We would all love to think that we buy that air fryer with logic instead of emotion, but that is not the case. We’re all emotional creatures – we buy with emotion and then justify with logic.

This is because we have two systems of thinking (you can read Daniel Kahneman’s book Thinking Fast and Slow if you want more detail on this). System 1 (otherwise known as the reptilian brain) is fast, intuitive and emotional, whereas system 2 is slower, more deliberative and logical. The reptilian brain is the decision-maker – so it’s what we’re using when we buy that air fryer.

The five key factors that drive the reptilian brain are pain, fear, emotion, ego, and contrast. A marketer’s job (if you’re doing it well), is to understand how to use these five factors so that you appeal to the reptilian brain.

Pain

The primitive brain is concerned with avoiding pain (for example, not wanting to spend over R1 000 on an online purchase that may not even fit properly). Because Mango’s physical stores have closed down in South Africa, you can only buy their clothes online. They have addressed the ‘will this fit properly’ pain point so well on their site by taking you through a detailed fitting process, from your height and weight measurements all the way through to your age and past jean size purchases.

Fear

Our reptilian brains may not be fearing something as grim as being eaten by a lion, but we fear missing out. One Day Only has addressed this fear brilliantly (they even have a countdown for the day – see above). They make you think: “I need that Speedo, right?” and decide “I need to act now or I’ll miss it forever.”

Emotion

Our reptilian brain operates on emotion instead of logic, but what’s most important is that we are less persuaded by positive emotion. The easiest way to appeal to emotion is to trigger a pain. SPCA do this well (and for good reason), by triggering your pain about animal cruelty.

Ego

The reptilian brain is self-centred because of its survivalist mentality. That’s why you have to be a customer and ask: “What’s in it for me?”. Rihanna’s Fenty Beauty range always keeps the customer at the centre by adding the words ‘you’ or ‘your’ wherever possible.

Contrast

The reptilian brain loves contrast, which is why before and after pictures work so well. Kayla Itsines has nailed this from the start because she has shown you (visually) the contrast between using her fitness product, and not using it at all.

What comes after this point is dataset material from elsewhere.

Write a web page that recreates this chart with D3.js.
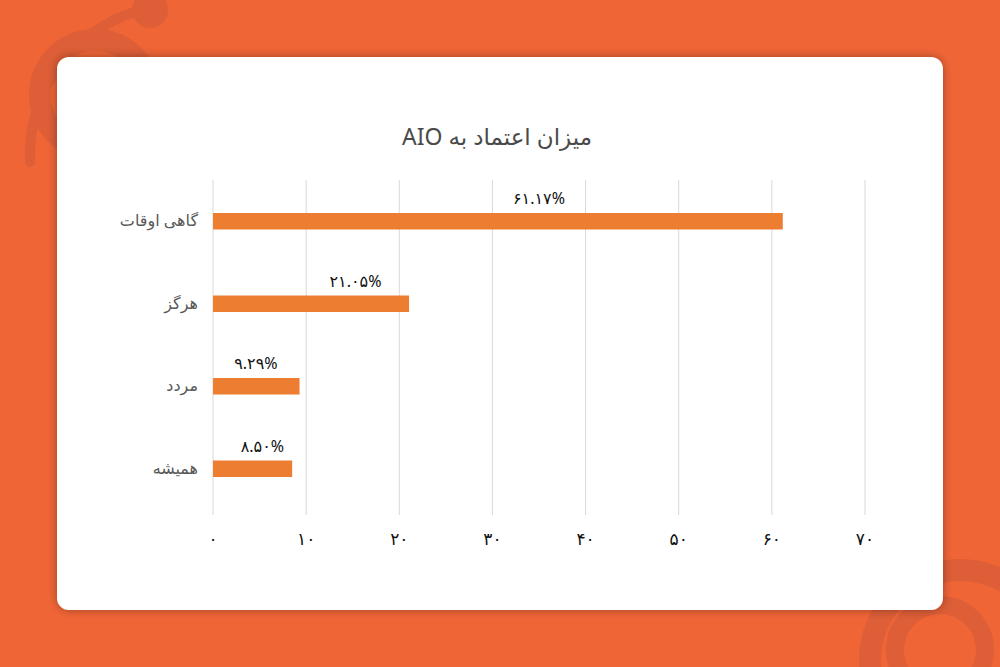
<!DOCTYPE html>
<html><head><meta charset="utf-8">
<script src="https://cdn.jsdelivr.net/npm/d3@7"></script>
<style>body{margin:0;background:#F06536}</style>
</head><body><div id="chart"></div>
<script>
const categories = ['گاهی اوقات', 'هرگز', 'مردد', 'همیشه']
const values = [61.17, 21.05, 9.29, 8.50]
const valueLabels = ['۶۱.۱۷%', '۲۱.۰۵%', '۹.۲۹%', '۸.۵۰%']
// where each value label sits, in axis units
const labelAt = [35.0, 15.3, 4.6, 5.3]
const ticks = [0, 10, 20, 30, 40, 50, 60, 70]
const tickLabels = ['۰', '۱۰', '۲۰', '۳۰', '۴۰', '۵۰', '۶۰', '۷۰']

const width = 1000, height = 667
const font = 'Noto Sans, DejaVu Sans, sans-serif'
const svg = d3.select('#chart').append('svg').attr('width', width).attr('height', height)

// background decoration
const deco = svg.append('g').attr('fill', 'none').attr('stroke', '#DD5E37')
deco.append('path').attr('d', 'M30,162 A150,150 0 0 1 150,8').attr('stroke-width', 10).attr('stroke-linecap', 'round')
deco.append('circle').attr('cx', 95).attr('cy', 95).attr('r', 55).attr('stroke-width', 22)
svg.append('circle').attr('cx', 150).attr('cy', 10).attr('r', 18).attr('fill', '#DD5E37')
deco.append('circle').attr('cx', 960).attr('cy', 660).attr('r', 90).attr('stroke-width', 22)
deco.append('circle').attr('cx', 940).attr('cy', 650).attr('r', 45).attr('stroke-width', 18)

const defs = svg.append('defs')
const f = defs.append('filter').attr('id', 'sh').attr('x', '-5%').attr('y', '-5%').attr('width', '110%').attr('height', '110%')
f.append('feDropShadow').attr('dx', 0).attr('dy', 0).attr('stdDeviation', 5).attr('flood-color', '#000').attr('flood-opacity', 0.35)

svg.append('rect').attr('x', 57).attr('y', 57).attr('width', 886).attr('height', 553)
  .attr('rx', 12).attr('fill', '#fff').attr('filter', 'url(#sh)')

svg.append('text').attr('x', 497).attr('y', 145).attr('text-anchor', 'middle')
  .attr('font-family', font).attr('font-size', 23).attr('fill', '#4a4a4a')
  .attr('direction', 'rtl').text('میزان اعتماد به AIO')

const x = d3.scaleLinear().domain([0, 70]).range([213, 865])
const y = d3.scaleBand().domain(categories).range([180, 510]).paddingInner(0.8).paddingOuter(0.4)

svg.append('g').selectAll('line').data(ticks).join('line')
  .attr('x1', d => x(d)).attr('x2', d => x(d)).attr('y1', 180).attr('y2', 515)
  .attr('stroke', '#d9d9d9').attr('stroke-width', 1)

svg.append('g').selectAll('rect').data(values).join('rect')
  .attr('x', x(0)).attr('y', (d, i) => y(categories[i]))
  .attr('width', d => x(d) - x(0)).attr('height', y.bandwidth())
  .attr('fill', '#ED7D31')

svg.append('g').selectAll('text').data(valueLabels).join('text')
  .attr('x', (d, i) => x(labelAt[i])).attr('y', (d, i) => y(categories[i]) - 9)
  .attr('text-anchor', 'middle').attr('font-family', font)
  .attr('font-size', 16).attr('fill', '#111').text(d => d)

svg.append('g').selectAll('text').data(categories).join('text')
  .attr('x', 198).attr('y', d => y(d) + y.bandwidth() / 2 + 5)
  .attr('text-anchor', 'end').attr('font-family', font)
  .attr('font-size', 16).attr('fill', '#595959').text(d => d)

svg.append('g').selectAll('text').data(ticks).join('text')
  .attr('x', d => x(d)).attr('y', 545).attr('text-anchor', 'middle')
  .attr('font-family', font).attr('font-size', 17).attr('fill', '#111')
  .text((d, i) => tickLabels[i])
</script></body></html>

How often do you think of these desires before you create a marketing campaign?

It’s so important to pay attention – to see what people react to in real life so that you can use this for your marketing tactics. If you pay attention, you can find your customer’s pain points, describe the contrast between using your product or services and using an inferior product (or no product at all), and inject simple emotional appeal into your marketing (preferably using visuals that the brain can process easily).